Tag Archives: salmon farms

Federal aquaculture policy talks are tonight

Washington state, Puget Sound and the Kitsap Peninsula are known for their aquaculture. Commercial oyster beds in Hood Canal, geoduck growing areas in Case Inlet and salmon farms off Bainbridge Island are among the many aquaculture facilities that we have.

Officials at the National Oceanic and Atmospheric Administration recognize the tremendous economic value and potential of aquaculture projects throughout the country — including offshore facilities. The potential for feeding large numbers of people is part of the equation.

On the other hand, the potential for overrunning our natural ecosystems is a serious concern.

Now, NOAA is seeking comments about what people think should go into a national aquaculture policy. The agency will hold a public meeting tonight from 6 to 8:30 at Seattle Aquarium to discuss concerns and potential goals and policies. I’m hoping that the people who turn out on both sides of the issue understand that there is a need for balance. (I won’t be able to attend, since I’ll be covering the first meeting of the task force on Kitsap County’s shorelines plan, but I’ll look for reports of the meeting.)

For extensive information on this effort, check out the website for NOAA’s Aquaculture Program.

In 2007, NOAA released a “10-Year Plan for Marine Aquaculture,” which concludes with four goals:

  1. A comprehensive regulatory program for environmentally sustainable marine aquaculture, which includes new permits for operations in federal waters
  2. Development of commercial marine aquaculture and replenishment of wild stocks, which includes research and investment incentives
  3. Public understanding of marine aquaculture, including an outreach plan
  4. Increased collaboration and cooperation with international partners, including a code of conduct for responsible fisheries

Among the issues identified for discussion and consideration:

  • Contaminants in seafood — such as PCBs, mercury, and pesticides. Some of these come from the food given to the animals
  • Use of artificial coloring to tint animal flesh
  • The spread of parasites and contagious diseases from captive animals to wild ones
  • Excreted waste from the captive animals
  • The environmental costs of using large quantities of wild animals to feed captive animals
  • Escape of genetically modified animals into the wild
  • Impacts on threatened and endangered species
  • The accidental trapping of predators in the nets that form aquaculture enclosures
  • Selection of suitable aquaculture sites
  • Climate change and ocean acidification
  • Jurisdictional overlaps with agencies such as Environmental Protection Agency, Food and Drug Administration and the Army Corps of Engineers
  • Direct and indirect effects on aquaculture products from other countries regarding issues such as quantity, quality, and toxicity, industry practices, costs and economic viability and trade agreements

Alexandra Morton battles fish farms on several fronts

Alexandra Morton of Echo Bay, British Columbia, is a fascinating person — part researcher, part activist and 100 percent advocate for killer whales. She is often compared to Jane Goodall and Dian Fossey, who studied complex mammals by essentially living with them.

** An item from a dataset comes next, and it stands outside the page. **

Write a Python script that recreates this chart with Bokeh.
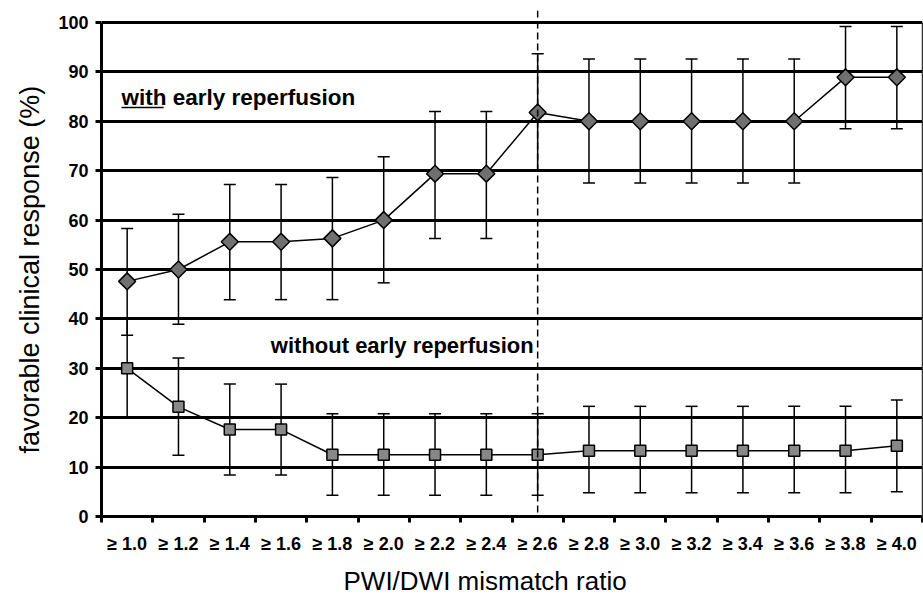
import numpy as np
from bokeh.plotting import figure
from bokeh.models import (ColumnDataSource, Whisker, TeeHead, FixedTicker, Span,
                          LinearAxis, Range1d, Label, Title)
from bokeh.embed import file_html
from bokeh.resources import INLINE

# ---- data ----
categories = ["≥ 1.0", "≥ 1.2", "≥ 1.4", "≥ 1.6", "≥ 1.8", "≥ 2.0", "≥ 2.2", "≥ 2.4",
              "≥ 2.6", "≥ 2.8", "≥ 3.0", "≥ 3.2", "≥ 3.4", "≥ 3.6", "≥ 3.8", "≥ 4.0"]
with_reperf = [47.6, 50.0, 55.6, 55.6, 56.3, 60.0, 69.4, 69.4, 81.8, 80.0, 80.0, 80.0, 80.0, 80.0, 88.9, 88.9]
with_upper = [58.3, 61.2, 67.2, 67.2, 68.6, 72.8, 82.0, 82.0, 93.7, 92.6, 92.6, 92.6, 92.6, 92.6, 99.2, 99.2]
with_lower = [36.7, 38.9, 43.9, 43.9, 43.9, 47.3, 56.3, 56.3, 70.0, 67.5, 67.5, 67.5, 67.5, 67.5, 78.5, 78.5]
without_reperf = [30.0, 22.2, 17.6, 17.6, 12.5, 12.5, 12.5, 12.5, 12.5, 13.3, 13.3, 13.3, 13.3, 13.3, 13.3, 14.3]
without_upper = [40.2, 32.1, 26.8, 26.8, 20.8, 20.8, 20.8, 20.8, 20.8, 22.3, 22.3, 22.3, 22.3, 22.3, 22.3, 23.6]
without_lower = [19.9, 12.4, 8.4, 8.4, 4.3, 4.3, 4.3, 4.3, 4.3, 4.8, 4.8, 4.8, 4.8, 4.8, 4.8, 5.0]
threshold_category = "≥ 2.6"
y_ticks = [0, 10, 20, 30, 40, 50, 60, 70, 80, 90, 100]
x_title = "PWI/DWI mismatch ratio"
y_title = "favorable clinical response (%)"

FONT = "'Liberation Sans', Arial, sans-serif"

xs = list(range(1, len(categories) + 1))
src_with = ColumnDataSource(dict(x=xs, y=with_reperf, up=with_upper, lo=with_lower))
src_without = ColumnDataSource(dict(x=xs, y=without_reperf, up=without_upper, lo=without_lower))

p = figure(width=923, height=602, output_backend="svg", toolbar_location=None,
           x_range=Range1d(0.5, len(categories) + 0.5), y_range=Range1d(0, 102.43),
           min_border_left=101, min_border_right=1, min_border_top=10, min_border_bottom=86)
p.outline_line_color = None
p.background_fill_color = "white"
p.border_fill_color = "white"

# grid
p.xgrid.visible = False
p.ygrid.ticker = FixedTicker(ticks=y_ticks[1:])
p.ygrid.grid_line_color = "black"
p.ygrid.grid_line_width = 3

# axes
yax = p.yaxis[0]
yax.ticker = FixedTicker(ticks=y_ticks)
yax.bounds = (0, 100)
yax.axis_line_width = 3
yax.major_tick_line_width = 3
yax.major_tick_out = 6
yax.major_tick_in = 0
yax.minor_tick_line_color = None
yax.major_label_text_font = FONT
yax.major_label_text_font_style = "bold"
yax.major_label_text_font_size = "18px"
yax.major_label_text_color = "black"
yax.major_label_standoff = 7

xax = p.xaxis[0]
xax.ticker = FixedTicker(ticks=xs, minor_ticks=[x - 0.5 for x in xs] + [len(xs) + 0.5])
xax.major_label_overrides = {x: c for x, c in zip(xs, categories)}
xax.axis_line_width = 3
xax.major_tick_line_color = None
xax.minor_tick_line_color = "black"
xax.minor_tick_line_width = 3
xax.minor_tick_out = 6
xax.minor_tick_in = 0
xax.major_label_text_font = FONT
xax.major_label_text_font_style = "bold"
xax.major_label_text_font_size = "18px"
xax.major_label_text_color = "black"
xax.major_label_standoff = 11

rax = LinearAxis(ticker=FixedTicker(ticks=[]), bounds=(0, 100), axis_line_width=1.5,
                 axis_line_color="#333333", major_tick_out=0, major_tick_in=0,
                 minor_tick_out=0, minor_tick_in=0, major_label_text_font_size="0px",
                 major_label_standoff=0)
p.add_layout(rax, "right")

# axis titles as side titles (allow offsets like the reference)
p.add_layout(Title(text=x_title, text_font=FONT, text_font_size="26px", text_font_style="normal",
                   text_color="black", align="left", offset=242, standoff=14), "below")
p.add_layout(Title(text=y_title, text_font=FONT, text_font_size="27px", text_font_style="normal",
                   text_color="black", align="left", offset=63, standoff=22), "left")

# threshold dashed line
thr_x = xs[categories.index(threshold_category)]
p.add_layout(Span(location=thr_x, dimension="height", line_color="black",
                  line_width=1.5, line_dash="7 4"))

# error bars
for src in (src_with, src_without):
    w = Whisker(source=src, base="x", upper="up", lower="lo", line_color="black", line_width=1.5,
                upper_head=TeeHead(size=12, line_width=1.5, line_color="black"),
                lower_head=TeeHead(size=12, line_width=1.5, line_color="black"))
    p.add_layout(w)

# lines & markers
p.line("x", "y", source=src_with, line_color="black", line_width=1.5)
p.scatter("x", "y", source=src_with, marker="square", angle=np.pi / 4, size=12,
          fill_color="#707070", line_color="black", line_width=1.5)
p.line("x", "y", source=src_without, line_color="black", line_width=1.5)
p.scatter("x", "y", source=src_without, marker="square", size=11,
          fill_color="#888888", line_color="black", line_width=1.5)

# annotations
p.add_layout(Label(x=0.89, y=84.8, text="with early reperfusion", text_font=FONT,
                   text_font_style="bold", text_font_size="22.5px", text_color="black",
                   text_baseline="alphabetic"))
p.segment(x0=[0.89], y0=[82.8], x1=[1.71], y1=[82.8], line_color="black", line_width=1.5)
p.add_layout(Label(x=3.80, y=34.6, text="without early reperfusion", text_font=FONT,
                   text_font_style="bold", text_font_size="22px", text_color="black",
                   text_baseline="alphabetic"))

open("out.html", "w").write(file_html(p, INLINE))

Morton and a group of salmon-farming opponents — including Anne Mossness of Washington state — are trying to make people aware of their concerns regarding salmon farming, which they say threatens wild salmon, orcas and other predators.

On Sunday, the group signed an ”international declaration” (PDF 856 kb) outlining why salmon farming violates the United Nations “Code of Conduct” regarding sustainable aquaculture.

“Scientific studies show that wild salmon populations are crashing wherever there are salmon farms due to pathogen amplification and genetic pollution, but the damage runs much deeper,” according to a press release issued yesterday.

Meanwhile, reporter Cornelia Dean spent some time with Morton and wrote about the researcher’s personal and somewhat tragic life in a story published yesterday in the New York Times.

The timing of the story may be related to a court challenge last month by Morton and other fish-farming opponents trying to force the federal government in Canada to take authority over fish farms. In an AOL video, Morton explains the legal aspects of the case and talks about how killer whales are at risk from the farms. The seven-minute video is a solid piece of education that illuminates Morton’s point of view, once you ignore the wind on the microphone.

While I may not have a clear perspective of who Morton really is, I think I share a fascination with most people who have read her autobiography, “Listening to Whales: What the Orcas Have Taught Us” Am I right? Maybe I’ll get the chance to meet her one of these days.